Big question numero dos: So who did kill her?  That is actually an easy one.  It’s the same folks who tried to kill her a few months ago…who happen to be the same folks who have tried to kill Musharraf several times too.  Its them damn terrorist Muslim extremist types that are all over Pakistan and Afghanistan!  Why did they want her (and Mush) dead?  Because Bhutto and Mush are both staunch secularist when it comes to Pakistani government.  That means they want to keep a strict separation between religion and politics.  And both Bhutto and Mush support the US/World ‘War on Terrorism’, in which the fight is hottest right there on Paki soil. 

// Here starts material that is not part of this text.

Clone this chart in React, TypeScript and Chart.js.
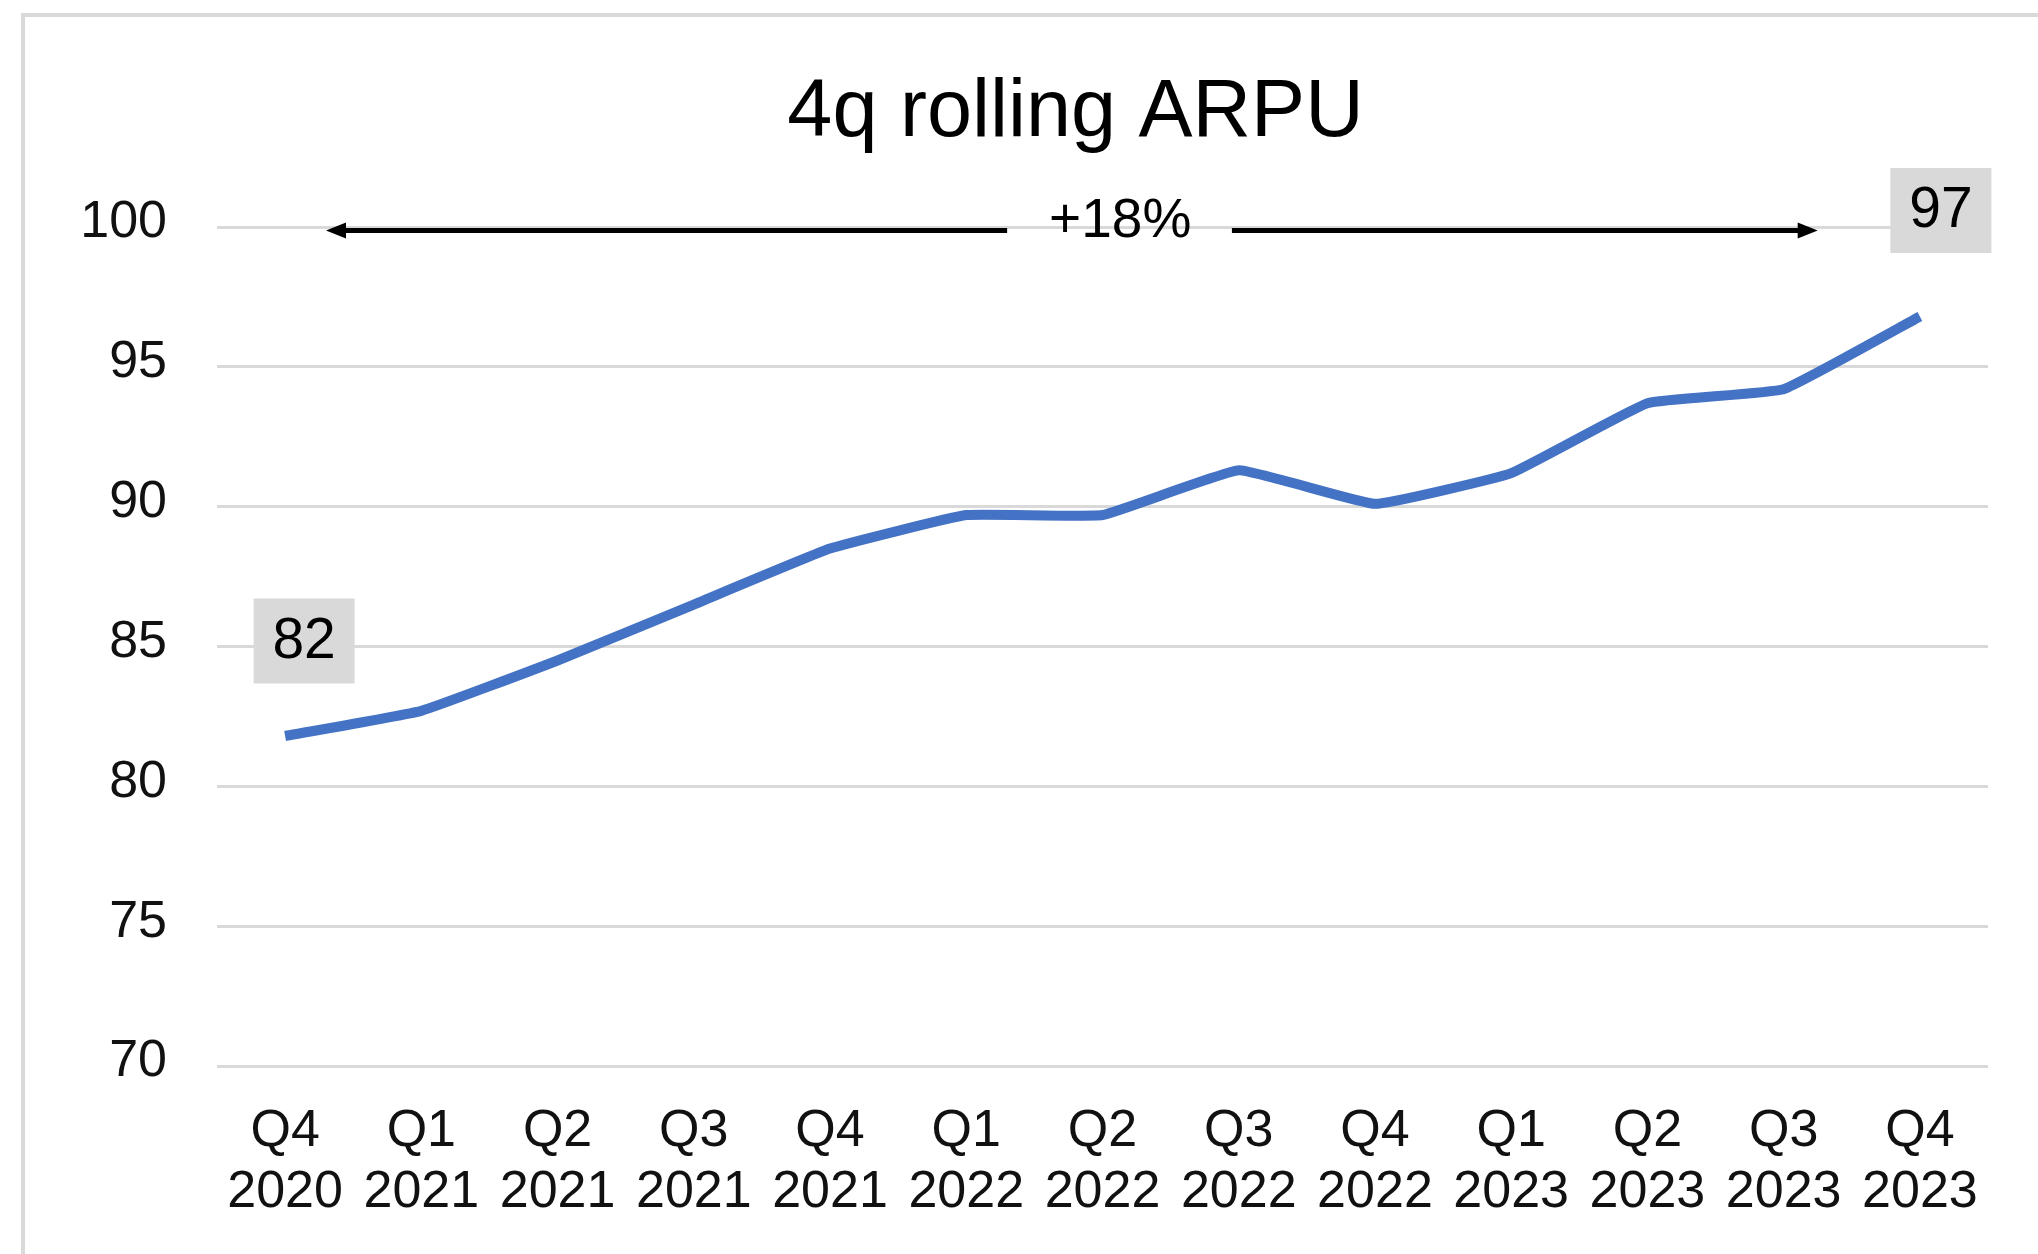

Those extremist types (like al-Qaeda and the Taliban) are fighting for establishment of a theocratic Muslim state, or they are fighting for an independent state within Pakistan (i.e. Waziristan), or they are just fighting like hell against the Paki government because they don’t like the fact that Mush/Pakistan is so cozy with the US when it comes to foreign policy. Remember, Pakistan receives a shit-ton of foreign aid from the US, primarily to keep up the ‘war on terrorism.’  As you can imagine, the terrorist don’t like that idea too much, so total destabilization of Pakistan by any means is one of their ongoing goals.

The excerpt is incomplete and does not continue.